Through the eyes of the dealers and collectors the Bonhams sale represented a cache of well-priced artwork of the era, but everyone agreed that the collection lacked top lots. It was classic middle market fare. They had chosen two paintings to lead the sale, a 1960s era still-life by Vladimir Weisberg (1924–1985), and a brightly coloured ‘Chagallian’ Monastery by Vasily Sitnikov (1915–1987). The artist produced many of these works during the Soviet times, which were particularly popular with foreigners who visited Russia. The punchy pre-sale estimates for the Weisberg scared off bidders and the Sitnikov needed to be viewed in person, so bidders shied away despite its reasonable estimates. The auction was far from overloaded, it was a pared back, a minimal selection of top names representing a multitude of different styles and movements, a good strategy under the circumstances.
Oscar Rabin’s 1957 ‘Bouquet dans un Paysage à Lianozovo’, once in the collection of Vladimir Nemukhin (1925–2016), was the most expensive lot of the sale and went to one bidder, hammering down at just over 60,000 Euros, not a bad result for a painting which cannot be numbered among his best works. Despite a strong market for works by Oleg Tselkov, his late 80s ‘Deux Têtes Vertes’ struggled to sell. Those who did attend the sale were treated to an eyeful of works by Vasily Sitnikov and his workshop, many of which were unframed in folders and a pleasure to leaf through. A charismatic artist with a few slavish followers, some of the works were signed by his pupils and could easily have been mistaken for his work. An exceptional female portrait by the artist which had been exhibited at the famous Biennale of Dissent in Venice in 1977, was described defensively as a ‘workshop’ painting and priced at 1,000 Euros, eventually sold for 16,000 Euros after heated bidding in the room and online. There was also a Steinberg moment in the auction, with three paintings by Eduard Steinberg (1937–2012) making it into the top ten results for the sale, topped by ‘Composition. Novembre, 1978’. Prices for the artist were not far short of the results achieved in the fabled, record-breaking Bar-Gera sale at Sotheby’s six years ago, perhaps now beefed up by the ten-year anniversary of the artist’s passing in 2012.

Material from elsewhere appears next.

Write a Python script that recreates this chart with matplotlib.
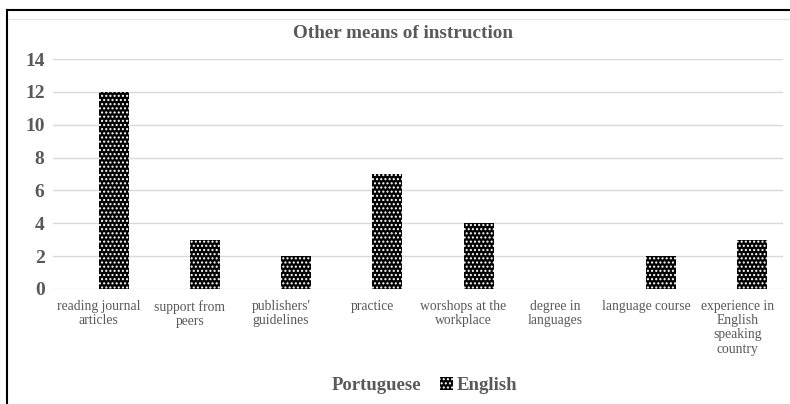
import numpy as np
import matplotlib.pyplot as plt
from matplotlib.lines import Line2D

plt.rcParams['font.family'] = ['Liberation Serif', 'DejaVu Serif']
plt.rcParams['hatch.linewidth'] = 1.0

# -------------------
# DATA
# -------------------
categories = [
    "reading journal\narticles",
    "support from\npeers",
    "publishers'\nguidelines",
    "practice",
    "worshops at the\nworkplace",
    "degree in\nlanguages",
    "language course",
    "experience in\nEnglish\nspeaking\ncountry",
]
portuguese = [0, 0, 0, 0, 0, 0, 0, 0]
english = [12, 3, 2, 7, 4, 0, 2, 3]
yticks = [0, 2, 4, 6, 8, 10, 12, 14]

gray = "#595959"

# -------------------
# PLOT
# -------------------
fig = plt.figure(figsize=(7.9, 4.04), dpi=100)
ax = fig.add_axes([0.067, 0.2847, 0.924, 0.569])

x = np.arange(len(categories))
w = 0.33
ax.bar(x - w / 2, portuguese, w, color="none", edgecolor="none", label="Portuguese")
ax.bar(x + w / 2, english, w, color="black", edgecolor="white", hatch="....",
       linewidth=0, label="English")

ax.set_xlim(-0.5, len(categories) - 0.5)
ax.set_ylim(0, 14)
ax.set_yticks(yticks)
ax.set_xticks(x)
ax.set_xticklabels(categories, fontsize=9.8, color=gray, linespacing=1.12)
ax.tick_params(axis="x", length=0, pad=8)
ax.tick_params(axis="y", length=0, pad=6, labelsize=14, labelcolor=gray)
for lbl in ax.get_yticklabels():
    lbl.set_fontweight("bold")

ax.grid(axis="y", color="#d9d9d9", linewidth=1)
ax.set_axisbelow(True)
for s in ax.spines.values():
    s.set_visible(False)

ax.set_title("Other means of instruction", fontsize=13.8, fontweight="bold",
             color=gray, pad=15, x=0.479)

leg = fig.legend(loc="center", bbox_to_anchor=(0.527, 0.045), ncol=2, frameon=False,
                 fontsize=13.5, handlelength=0.7, handleheight=0.7,
                 handletextpad=0.2, columnspacing=1.0)
for t in leg.get_texts():
    t.set_color(gray)
    t.set_fontweight("bold")

# page frame around the chart
fig.add_artist(Line2D([7 / 790, 1], [1 - 10 / 404, 1 - 10 / 404], color="black", lw=1.5))
fig.add_artist(Line2D([7 / 790, 7 / 790], [0, 1 - 10 / 404], color="black", lw=1.5))
fig.add_artist(Line2D([9 / 790, 1], [1 - 19 / 404, 1 - 19 / 404], color="#e6e6e6", lw=1))

fig.savefig("out.png", dpi=100)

All in all, the auction was an exceptionally modest and gentle exercise, in the same week that over a billion dollars of art was sold in New York from the Paul Allen collection at Christie’s making it the biggest auction in history. Yet it was hard not to go away with the feeling that something important had happened in Paris. Markets need to be fed to exist through good times and bad, and perhaps we have finally reached the moment where Russia’s non-conformist artists are no longer shedding their leaves in Winter, these new evergreen artists of the underground.